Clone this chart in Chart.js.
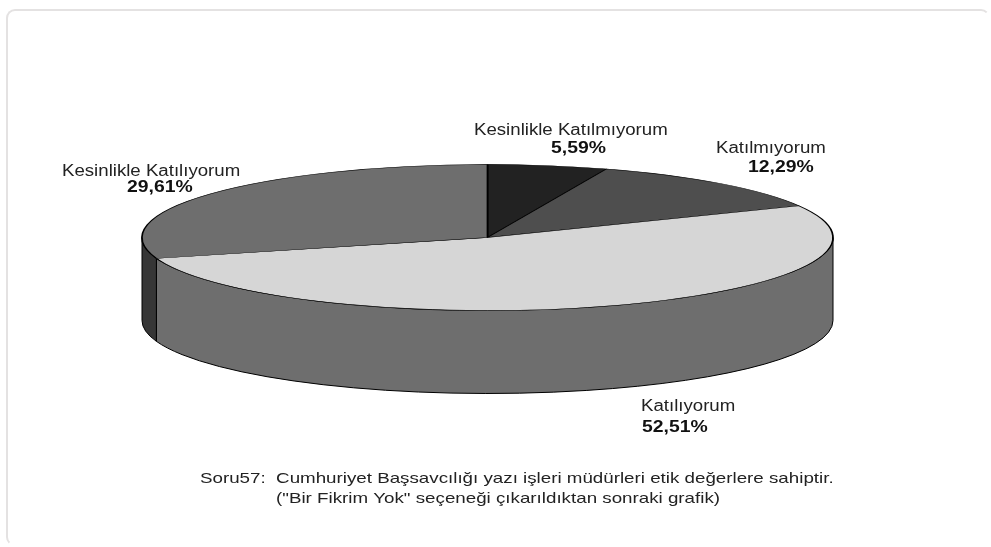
<!DOCTYPE html>
<html>
<head>
<meta charset="utf-8">
<style>
    html, body { margin: 0; padding: 0; background: #fff; }
    #wrap { position: relative; width: 991px; height: 547px; overflow: hidden; }
    #card { position: absolute; left: 6px; top: 9px; width: 984px; height: 537px; box-sizing: border-box;
            border: 2px solid #e4e2e2; border-right-color: transparent; border-bottom-color: transparent;
            border-radius: 9px; }
    canvas { position: absolute; left: 0; top: 0; }
</style>
<script src="https://cdn.jsdelivr.net/npm/chart.js@4/dist/chart.umd.min.js"></script>
</head>
<body>
<div id="wrap">
    <div id="card"></div>
    <canvas id="chart" width="991" height="547"></canvas>
</div>
<script>
const categories = ['Kesinlikle Katılmıyorum', 'Katılmıyorum', 'Katılıyorum', 'Kesinlikle Katılıyorum'];
const shares = [5.59, 12.29, 52.51, 29.61];
const shareLabels = ['5,59%', '12,29%', '52,51%', '29,61%'];
const topColors = ['#222222', '#4e4e4e', '#d6d6d6', '#6e6e6e'];
const sideColors = ['#222222', '#4e4e4e', '#6e6e6e', '#363636'];
const captionLines = [
    'Soru57:  Cumhuriyet Başsavcılığı yazı işleri müdürleri etik değerlere sahiptir.',
    '("Bir Fikrim Yok" seçeneği çıkarıldıktan sonraki grafik)'
];

// where the texts sit on the page: [name x, name y, value x, value y]
const labelSpots = [
    [474, 130.5, 551, 149],
    [716, 148.5, 748, 168],
    [641, 407, 642, 427.5],
    [62, 171.5, 127, 188]
];
const captionSpots = [[200, 479], [276, 498.5]];

// the reference is a stretched scan, so the text is wider than the font
const NAME_STRETCH = 1.165;
const VALUE_STRETCH = 1.21;
const CAPTION_STRETCH = 1.25;

// the pie is squashed into an ellipse, radius is what chart.js gets
const PIE_RADIUS = 200;
const PIE_CX = 487.5;
const PIE_CY = 237.5;
const RX = 345.5;
const RY = 73;
const DEPTH = 83;

function stretchedText(ctx, text, x, y, font, stretch) {
    ctx.save();
    ctx.translate(x, y);
    ctx.scale(stretch, 1);
    ctx.font = font;
    ctx.fillText(text, 0, 0);
    ctx.restore();
}

const tiltedPie = {
    id: 'tiltedPie',
    beforeDatasetDraw(chart) {
        const ctx = chart.ctx;
        const arcs = chart.getDatasetMeta(0).data;
        const sx = RX / arcs[0].outerRadius;
        const sy = RY / arcs[0].outerRadius;

        // side wall first, only the part facing the viewer
        arcs.forEach((arc, i) => {
            const a0 = Math.max(arc.startAngle, 0);
            const a1 = Math.min(arc.endAngle, Math.PI);
            if (a1 <= a0) return;
            ctx.beginPath();
            ctx.ellipse(PIE_CX, PIE_CY, RX, RY, 0, a0, a1);
            ctx.ellipse(PIE_CX, PIE_CY + DEPTH, RX, RY, 0, a1, a0, true);
            ctx.closePath();
            ctx.fillStyle = sideColors[i];
            ctx.strokeStyle = '#000';
            ctx.lineWidth = 1;
            ctx.fill();
            ctx.stroke();
        });

        ctx.save();
        ctx.translate(PIE_CX, PIE_CY);
        ctx.scale(sx, sy);
        ctx.translate(-arcs[0].x, -arcs[0].y);
    },
    afterDatasetDraw(chart) {
        chart.ctx.restore();
    },
    afterDraw(chart) {
        const ctx = chart.ctx;
        ctx.save();
        ctx.textBaseline = 'middle';
        ctx.textAlign = 'left';
        categories.forEach((name, i) => {
            const spot = labelSpots[i];
            ctx.fillStyle = '#222';
            stretchedText(ctx, name, spot[0], spot[1], '16px "Liberation Sans"', NAME_STRETCH);
            ctx.fillStyle = '#111';
            stretchedText(ctx, shareLabels[i], spot[2], spot[3], 'bold 16px "Liberation Sans"', VALUE_STRETCH);
        });
        ctx.fillStyle = '#222';
        captionLines.forEach((line, i) => {
            stretchedText(ctx, line, captionSpots[i][0], captionSpots[i][1], '15px "Liberation Sans"', CAPTION_STRETCH);
        });
        ctx.restore();
    }
};

new Chart(document.getElementById('chart'), {
    type: 'pie',
    data: {
        labels: categories,
        datasets: [{
            data: shares,
            backgroundColor: topColors,
            borderColor: '#000',
            borderWidth: 1,
            borderAlign: 'center',
            radius: PIE_RADIUS
        }]
    },
    options: {
        responsive: false,
        animation: false,
        events: [],
        plugins: { legend: { display: false }, tooltip: { enabled: false } }
    },
    plugins: [tiltedPie]
});
</script>
</body>
</html>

------------

- [PROBLEM STATEMENT]: Copy the listing in full and without alteration, omitting every picture.

- [TASK ANSWER]:
Clone this chart in Chart.js.
<!DOCTYPE html>
<html>
<head>
<meta charset="utf-8">
<style>
    html, body { margin: 0; padding: 0; background: #fff; }
    #wrap { position: relative; width: 991px; height: 547px; overflow: hidden; }
    #card { position: absolute; left: 6px; top: 9px; width: 984px; height: 537px; box-sizing: border-box;
            border: 2px solid #e4e2e2; border-right-color: transparent; border-bottom-color: transparent;
            border-radius: 9px; }
    canvas { position: absolute; left: 0; top: 0; }
</style>
<script src="https://cdn.jsdelivr.net/npm/chart.js@4/dist/chart.umd.min.js"></script>
</head>
<body>
<div id="wrap">
    <div id="card"></div>
    <canvas id="chart" width="991" height="547"></canvas>
</div>
<script>
const categories = ['Kesinlikle Katılmıyorum', 'Katılmıyorum', 'Katılıyorum', 'Kesinlikle Katılıyorum'];
const shares = [5.59, 12.29, 52.51, 29.61];
const shareLabels = ['5,59%', '12,29%', '52,51%', '29,61%'];
const topColors = ['#222222', '#4e4e4e', '#d6d6d6', '#6e6e6e'];
const sideColors = ['#222222', '#4e4e4e', '#6e6e6e', '#363636'];
const captionLines = [
    'Soru57:  Cumhuriyet Başsavcılığı yazı işleri müdürleri etik değerlere sahiptir.',
    '("Bir Fikrim Yok" seçeneği çıkarıldıktan sonraki grafik)'
];

// where the texts sit on the page: [name x, name y, value x, value y]
const labelSpots = [
    [474, 130.5, 551, 149],
    [716, 148.5, 748, 168],
    [641, 407, 642, 427.5],
    [62, 171.5, 127, 188]
];
const captionSpots = [[200, 479], [276, 498.5]];

// the reference is a stretched scan, so the text is wider than the font
const NAME_STRETCH = 1.165;
const VALUE_STRETCH = 1.21;
const CAPTION_STRETCH = 1.25;

// the pie is squashed into an ellipse, radius is what chart.js gets
const PIE_RADIUS = 200;
const PIE_CX = 487.5;
const PIE_CY = 237.5;
const RX = 345.5;
const RY = 73;
const DEPTH = 83;

function stretchedText(ctx, text, x, y, font, stretch) {
    ctx.save();
    ctx.translate(x, y);
    ctx.scale(stretch, 1);
    ctx.font = font;
    ctx.fillText(text, 0, 0);
    ctx.restore();
}

const tiltedPie = {
    id: 'tiltedPie',
    beforeDatasetDraw(chart) {
        const ctx = chart.ctx;
        const arcs = chart.getDatasetMeta(0).data;
        const sx = RX / arcs[0].outerRadius;
        const sy = RY / arcs[0].outerRadius;

        // side wall first, only the part facing the viewer
        arcs.forEach((arc, i) => {
            const a0 = Math.max(arc.startAngle, 0);
            const a1 = Math.min(arc.endAngle, Math.PI);
            if (a1 <= a0) return;
            ctx.beginPath();
            ctx.ellipse(PIE_CX, PIE_CY, RX, RY, 0, a0, a1);
            ctx.ellipse(PIE_CX, PIE_CY + DEPTH, RX, RY, 0, a1, a0, true);
            ctx.closePath();
            ctx.fillStyle = sideColors[i];
            ctx.strokeStyle = '#000';
            ctx.lineWidth = 1;
            ctx.fill();
            ctx.stroke();
        });

        ctx.save();
        ctx.translate(PIE_CX, PIE_CY);
        ctx.scale(sx, sy);
        ctx.translate(-arcs[0].x, -arcs[0].y);
    },
    afterDatasetDraw(chart) {
        chart.ctx.restore();
    },
    afterDraw(chart) {
        const ctx = chart.ctx;
        ctx.save();
        ctx.textBaseline = 'middle';
        ctx.textAlign = 'left';
        categories.forEach((name, i) => {
            const spot = labelSpots[i];
            ctx.fillStyle = '#222';
            stretchedText(ctx, name, spot[0], spot[1], '16px "Liberation Sans"', NAME_STRETCH);
            ctx.fillStyle = '#111';
            stretchedText(ctx, shareLabels[i], spot[2], spot[3], 'bold 16px "Liberation Sans"', VALUE_STRETCH);
        });
        ctx.fillStyle = '#222';
        captionLines.forEach((line, i) => {
            stretchedText(ctx, line, captionSpots[i][0], captionSpots[i][1], '15px "Liberation Sans"', CAPTION_STRETCH);
        });
        ctx.restore();
    }
};

new Chart(document.getElementById('chart'), {
    type: 'pie',
    data: {
        labels: categories,
        datasets: [{
            data: shares,
            backgroundColor: topColors,
            borderColor: '#000',
            borderWidth: 1,
            borderAlign: 'center',
            radius: PIE_RADIUS
        }]
    },
    options: {
        responsive: false,
        animation: false,
        events: [],
        plugins: { legend: { display: false }, tooltip: { enabled: false } }
    },
    plugins: [tiltedPie]
});
</script>
</body>
</html>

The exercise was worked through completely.